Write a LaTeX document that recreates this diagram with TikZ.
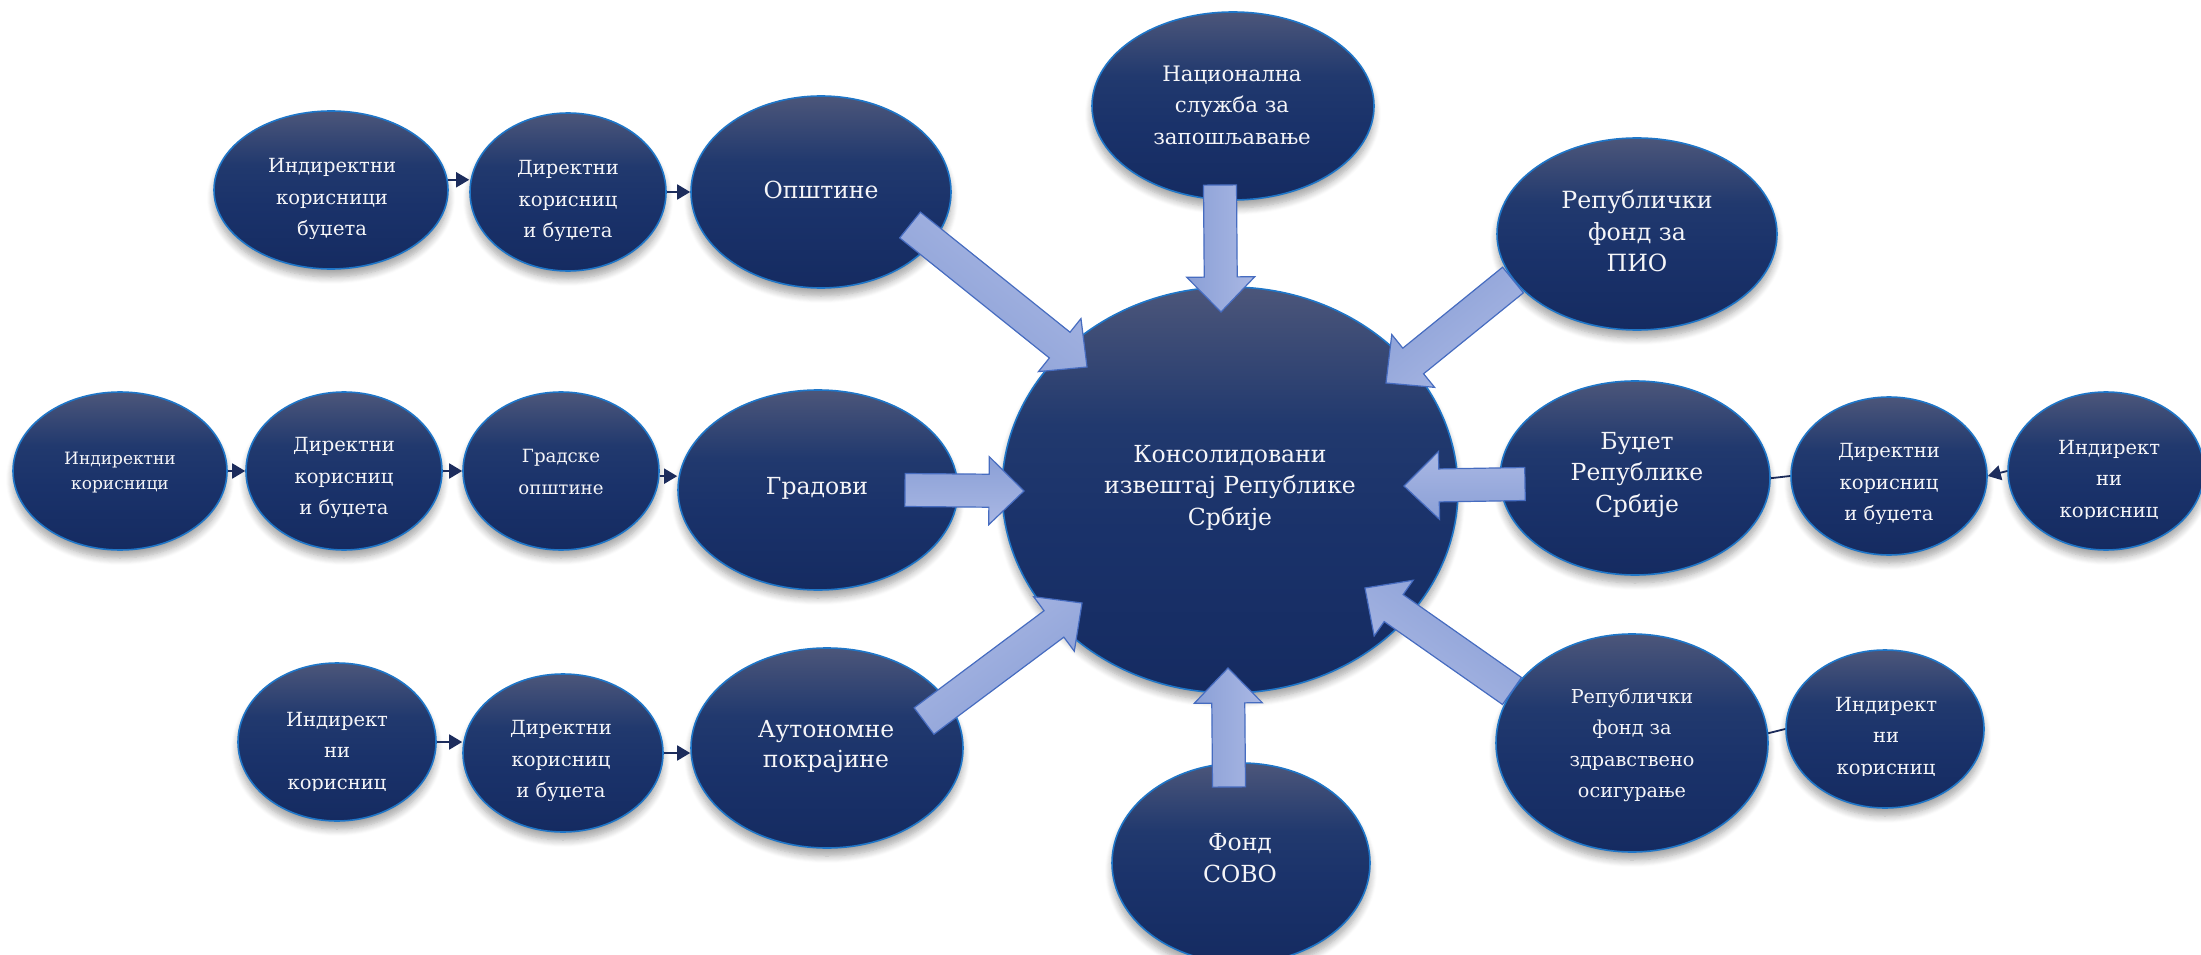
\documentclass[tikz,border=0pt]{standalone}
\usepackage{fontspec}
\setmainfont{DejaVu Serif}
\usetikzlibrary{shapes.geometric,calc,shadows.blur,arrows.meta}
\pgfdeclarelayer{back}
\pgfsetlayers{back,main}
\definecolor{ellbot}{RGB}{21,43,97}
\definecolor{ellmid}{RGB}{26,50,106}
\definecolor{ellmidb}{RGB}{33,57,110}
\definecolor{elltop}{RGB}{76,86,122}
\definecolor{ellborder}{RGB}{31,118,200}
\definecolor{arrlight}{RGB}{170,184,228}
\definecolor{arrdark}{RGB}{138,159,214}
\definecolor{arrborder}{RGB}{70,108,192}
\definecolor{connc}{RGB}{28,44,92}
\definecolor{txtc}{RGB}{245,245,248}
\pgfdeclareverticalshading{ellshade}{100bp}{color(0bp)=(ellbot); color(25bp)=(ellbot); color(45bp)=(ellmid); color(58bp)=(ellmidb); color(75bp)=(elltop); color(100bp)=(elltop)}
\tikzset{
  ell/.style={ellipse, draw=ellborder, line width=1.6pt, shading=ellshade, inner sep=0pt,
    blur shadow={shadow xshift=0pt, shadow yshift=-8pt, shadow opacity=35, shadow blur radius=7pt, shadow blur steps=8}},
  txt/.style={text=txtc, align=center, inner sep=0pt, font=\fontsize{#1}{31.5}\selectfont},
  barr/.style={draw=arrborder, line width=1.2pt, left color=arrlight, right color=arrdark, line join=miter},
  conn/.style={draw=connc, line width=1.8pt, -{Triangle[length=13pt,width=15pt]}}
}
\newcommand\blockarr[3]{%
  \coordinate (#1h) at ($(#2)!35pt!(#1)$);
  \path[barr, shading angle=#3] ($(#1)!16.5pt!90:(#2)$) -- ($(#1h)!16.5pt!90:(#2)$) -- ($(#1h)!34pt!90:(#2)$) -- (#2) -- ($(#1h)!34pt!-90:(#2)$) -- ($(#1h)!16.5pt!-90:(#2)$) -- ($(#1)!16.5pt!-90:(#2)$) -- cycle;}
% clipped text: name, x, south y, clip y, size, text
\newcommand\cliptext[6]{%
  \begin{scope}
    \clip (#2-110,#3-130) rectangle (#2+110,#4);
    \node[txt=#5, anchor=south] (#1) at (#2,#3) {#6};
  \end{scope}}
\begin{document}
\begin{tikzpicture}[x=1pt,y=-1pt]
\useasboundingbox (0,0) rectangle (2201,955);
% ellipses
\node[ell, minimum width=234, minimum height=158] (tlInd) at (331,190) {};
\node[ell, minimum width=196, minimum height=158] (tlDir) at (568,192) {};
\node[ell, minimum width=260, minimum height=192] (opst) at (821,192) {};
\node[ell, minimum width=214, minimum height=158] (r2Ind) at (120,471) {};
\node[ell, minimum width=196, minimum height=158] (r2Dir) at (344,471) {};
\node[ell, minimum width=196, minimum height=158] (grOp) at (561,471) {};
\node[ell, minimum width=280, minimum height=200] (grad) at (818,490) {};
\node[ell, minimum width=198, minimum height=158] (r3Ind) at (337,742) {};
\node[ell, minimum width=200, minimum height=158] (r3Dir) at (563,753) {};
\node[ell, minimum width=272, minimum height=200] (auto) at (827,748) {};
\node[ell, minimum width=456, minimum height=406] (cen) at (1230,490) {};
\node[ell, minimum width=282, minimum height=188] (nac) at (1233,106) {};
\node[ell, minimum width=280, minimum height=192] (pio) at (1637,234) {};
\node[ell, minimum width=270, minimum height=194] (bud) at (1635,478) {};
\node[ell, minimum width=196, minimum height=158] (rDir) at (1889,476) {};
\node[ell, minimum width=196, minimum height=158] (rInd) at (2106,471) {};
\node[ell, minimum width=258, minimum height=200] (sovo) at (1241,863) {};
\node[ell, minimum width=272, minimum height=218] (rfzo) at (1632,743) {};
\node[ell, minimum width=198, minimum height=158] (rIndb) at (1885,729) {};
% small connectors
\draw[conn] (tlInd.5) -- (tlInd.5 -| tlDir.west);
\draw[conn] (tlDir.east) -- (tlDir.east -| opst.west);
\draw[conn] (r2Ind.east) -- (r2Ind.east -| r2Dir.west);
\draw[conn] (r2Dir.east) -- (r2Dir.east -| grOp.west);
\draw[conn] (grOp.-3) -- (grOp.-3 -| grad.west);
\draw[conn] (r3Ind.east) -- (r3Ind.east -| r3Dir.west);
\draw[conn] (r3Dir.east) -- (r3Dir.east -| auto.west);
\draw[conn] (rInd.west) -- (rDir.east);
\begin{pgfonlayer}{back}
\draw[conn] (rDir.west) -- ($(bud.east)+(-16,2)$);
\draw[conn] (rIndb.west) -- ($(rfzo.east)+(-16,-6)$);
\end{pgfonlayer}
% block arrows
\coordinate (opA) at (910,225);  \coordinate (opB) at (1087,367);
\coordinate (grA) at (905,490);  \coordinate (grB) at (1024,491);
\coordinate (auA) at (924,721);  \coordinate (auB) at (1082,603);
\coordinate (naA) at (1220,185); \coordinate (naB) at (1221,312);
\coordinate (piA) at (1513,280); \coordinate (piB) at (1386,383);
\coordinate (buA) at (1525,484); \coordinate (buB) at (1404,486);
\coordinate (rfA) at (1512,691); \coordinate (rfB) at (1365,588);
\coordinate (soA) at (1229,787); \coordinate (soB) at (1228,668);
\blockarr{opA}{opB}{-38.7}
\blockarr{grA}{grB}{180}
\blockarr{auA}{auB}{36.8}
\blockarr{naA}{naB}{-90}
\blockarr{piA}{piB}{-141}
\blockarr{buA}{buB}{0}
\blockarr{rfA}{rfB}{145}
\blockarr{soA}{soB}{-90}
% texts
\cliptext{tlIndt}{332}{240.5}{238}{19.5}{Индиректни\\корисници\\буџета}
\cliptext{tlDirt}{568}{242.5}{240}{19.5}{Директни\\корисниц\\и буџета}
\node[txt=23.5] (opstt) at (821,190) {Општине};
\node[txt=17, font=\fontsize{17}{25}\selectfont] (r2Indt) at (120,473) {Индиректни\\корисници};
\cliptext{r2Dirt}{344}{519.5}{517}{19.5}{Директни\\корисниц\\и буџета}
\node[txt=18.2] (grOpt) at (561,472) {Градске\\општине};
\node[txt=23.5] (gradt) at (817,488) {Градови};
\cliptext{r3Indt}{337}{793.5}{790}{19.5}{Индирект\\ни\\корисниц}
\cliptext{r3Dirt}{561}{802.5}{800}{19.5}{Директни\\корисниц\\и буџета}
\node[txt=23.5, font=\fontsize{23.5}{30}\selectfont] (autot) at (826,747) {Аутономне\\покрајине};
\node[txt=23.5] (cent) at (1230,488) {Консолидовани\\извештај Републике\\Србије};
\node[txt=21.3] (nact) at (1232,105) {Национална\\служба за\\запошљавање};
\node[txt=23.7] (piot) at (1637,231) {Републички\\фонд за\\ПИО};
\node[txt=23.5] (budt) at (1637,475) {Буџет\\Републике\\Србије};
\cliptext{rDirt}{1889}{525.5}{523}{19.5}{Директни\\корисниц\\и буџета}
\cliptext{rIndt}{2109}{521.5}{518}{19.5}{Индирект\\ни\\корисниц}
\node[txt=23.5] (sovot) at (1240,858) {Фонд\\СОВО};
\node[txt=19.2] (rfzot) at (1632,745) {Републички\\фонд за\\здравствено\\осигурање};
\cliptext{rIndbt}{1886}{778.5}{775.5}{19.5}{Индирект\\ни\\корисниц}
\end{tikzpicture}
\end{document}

+--

**Exercise goal:** Leave out the pictures and restate everything else word for word.

**The solution:**
Write a LaTeX document that recreates this diagram with TikZ.
\documentclass[tikz,border=0pt]{standalone}
\usepackage{fontspec}
\setmainfont{DejaVu Serif}
\usetikzlibrary{shapes.geometric,calc,shadows.blur,arrows.meta}
\pgfdeclarelayer{back}
\pgfsetlayers{back,main}
\definecolor{ellbot}{RGB}{21,43,97}
\definecolor{ellmid}{RGB}{26,50,106}
\definecolor{ellmidb}{RGB}{33,57,110}
\definecolor{elltop}{RGB}{76,86,122}
\definecolor{ellborder}{RGB}{31,118,200}
\definecolor{arrlight}{RGB}{170,184,228}
\definecolor{arrdark}{RGB}{138,159,214}
\definecolor{arrborder}{RGB}{70,108,192}
\definecolor{connc}{RGB}{28,44,92}
\definecolor{txtc}{RGB}{245,245,248}
\pgfdeclareverticalshading{ellshade}{100bp}{color(0bp)=(ellbot); color(25bp)=(ellbot); color(45bp)=(ellmid); color(58bp)=(ellmidb); color(75bp)=(elltop); color(100bp)=(elltop)}
\tikzset{
  ell/.style={ellipse, draw=ellborder, line width=1.6pt, shading=ellshade, inner sep=0pt,
    blur shadow={shadow xshift=0pt, shadow yshift=-8pt, shadow opacity=35, shadow blur radius=7pt, shadow blur steps=8}},
  txt/.style={text=txtc, align=center, inner sep=0pt, font=\fontsize{#1}{31.5}\selectfont},
  barr/.style={draw=arrborder, line width=1.2pt, left color=arrlight, right color=arrdark, line join=miter},
  conn/.style={draw=connc, line width=1.8pt, -{Triangle[length=13pt,width=15pt]}}
}
\newcommand\blockarr[3]{%
  \coordinate (#1h) at ($(#2)!35pt!(#1)$);
  \path[barr, shading angle=#3] ($(#1)!16.5pt!90:(#2)$) -- ($(#1h)!16.5pt!90:(#2)$) -- ($(#1h)!34pt!90:(#2)$) -- (#2) -- ($(#1h)!34pt!-90:(#2)$) -- ($(#1h)!16.5pt!-90:(#2)$) -- ($(#1)!16.5pt!-90:(#2)$) -- cycle;}
% clipped text: name, x, south y, clip y, size, text
\newcommand\cliptext[6]{%
  \begin{scope}
    \clip (#2-110,#3-130) rectangle (#2+110,#4);
    \node[txt=#5, anchor=south] (#1) at (#2,#3) {#6};
  \end{scope}}
\begin{document}
\begin{tikzpicture}[x=1pt,y=-1pt]
\useasboundingbox (0,0) rectangle (2201,955);
% ellipses
\node[ell, minimum width=234, minimum height=158] (tlInd) at (331,190) {};
\node[ell, minimum width=196, minimum height=158] (tlDir) at (568,192) {};
\node[ell, minimum width=260, minimum height=192] (opst) at (821,192) {};
\node[ell, minimum width=214, minimum height=158] (r2Ind) at (120,471) {};
\node[ell, minimum width=196, minimum height=158] (r2Dir) at (344,471) {};
\node[ell, minimum width=196, minimum height=158] (grOp) at (561,471) {};
\node[ell, minimum width=280, minimum height=200] (grad) at (818,490) {};
\node[ell, minimum width=198, minimum height=158] (r3Ind) at (337,742) {};
\node[ell, minimum width=200, minimum height=158] (r3Dir) at (563,753) {};
\node[ell, minimum width=272, minimum height=200] (auto) at (827,748) {};
\node[ell, minimum width=456, minimum height=406] (cen) at (1230,490) {};
\node[ell, minimum width=282, minimum height=188] (nac) at (1233,106) {};
\node[ell, minimum width=280, minimum height=192] (pio) at (1637,234) {};
\node[ell, minimum width=270, minimum height=194] (bud) at (1635,478) {};
\node[ell, minimum width=196, minimum height=158] (rDir) at (1889,476) {};
\node[ell, minimum width=196, minimum height=158] (rInd) at (2106,471) {};
\node[ell, minimum width=258, minimum height=200] (sovo) at (1241,863) {};
\node[ell, minimum width=272, minimum height=218] (rfzo) at (1632,743) {};
\node[ell, minimum width=198, minimum height=158] (rIndb) at (1885,729) {};
% small connectors
\draw[conn] (tlInd.5) -- (tlInd.5 -| tlDir.west);
\draw[conn] (tlDir.east) -- (tlDir.east -| opst.west);
\draw[conn] (r2Ind.east) -- (r2Ind.east -| r2Dir.west);
\draw[conn] (r2Dir.east) -- (r2Dir.east -| grOp.west);
\draw[conn] (grOp.-3) -- (grOp.-3 -| grad.west);
\draw[conn] (r3Ind.east) -- (r3Ind.east -| r3Dir.west);
\draw[conn] (r3Dir.east) -- (r3Dir.east -| auto.west);
\draw[conn] (rInd.west) -- (rDir.east);
\begin{pgfonlayer}{back}
\draw[conn] (rDir.west) -- ($(bud.east)+(-16,2)$);
\draw[conn] (rIndb.west) -- ($(rfzo.east)+(-16,-6)$);
\end{pgfonlayer}
% block arrows
\coordinate (opA) at (910,225);  \coordinate (opB) at (1087,367);
\coordinate (grA) at (905,490);  \coordinate (grB) at (1024,491);
\coordinate (auA) at (924,721);  \coordinate (auB) at (1082,603);
\coordinate (naA) at (1220,185); \coordinate (naB) at (1221,312);
\coordinate (piA) at (1513,280); \coordinate (piB) at (1386,383);
\coordinate (buA) at (1525,484); \coordinate (buB) at (1404,486);
\coordinate (rfA) at (1512,691); \coordinate (rfB) at (1365,588);
\coordinate (soA) at (1229,787); \coordinate (soB) at (1228,668);
\blockarr{opA}{opB}{-38.7}
\blockarr{grA}{grB}{180}
\blockarr{auA}{auB}{36.8}
\blockarr{naA}{naB}{-90}
\blockarr{piA}{piB}{-141}
\blockarr{buA}{buB}{0}
\blockarr{rfA}{rfB}{145}
\blockarr{soA}{soB}{-90}
% texts
\cliptext{tlIndt}{332}{240.5}{238}{19.5}{Индиректни\\корисници\\буџета}
\cliptext{tlDirt}{568}{242.5}{240}{19.5}{Директни\\корисниц\\и буџета}
\node[txt=23.5] (opstt) at (821,190) {Општине};
\node[txt=17, font=\fontsize{17}{25}\selectfont] (r2Indt) at (120,473) {Индиректни\\корисници};
\cliptext{r2Dirt}{344}{519.5}{517}{19.5}{Директни\\корисниц\\и буџета}
\node[txt=18.2] (grOpt) at (561,472) {Градске\\општине};
\node[txt=23.5] (gradt) at (817,488) {Градови};
\cliptext{r3Indt}{337}{793.5}{790}{19.5}{Индирект\\ни\\корисниц}
\cliptext{r3Dirt}{561}{802.5}{800}{19.5}{Директни\\корисниц\\и буџета}
\node[txt=23.5, font=\fontsize{23.5}{30}\selectfont] (autot) at (826,747) {Аутономне\\покрајине};
\node[txt=23.5] (cent) at (1230,488) {Консолидовани\\извештај Републике\\Србије};
\node[txt=21.3] (nact) at (1232,105) {Национална\\служба за\\запошљавање};
\node[txt=23.7] (piot) at (1637,231) {Републички\\фонд за\\ПИО};
\node[txt=23.5] (budt) at (1637,475) {Буџет\\Републике\\Србије};
\cliptext{rDirt}{1889}{525.5}{523}{19.5}{Директни\\корисниц\\и буџета}
\cliptext{rIndt}{2109}{521.5}{518}{19.5}{Индирект\\ни\\корисниц}
\node[txt=23.5] (sovot) at (1240,858) {Фонд\\СОВО};
\node[txt=19.2] (rfzot) at (1632,745) {Републички\\фонд за\\здравствено\\осигурање};
\cliptext{rIndbt}{1886}{778.5}{775.5}{19.5}{Индирект\\ни\\корисниц}
\end{tikzpicture}
\end{document}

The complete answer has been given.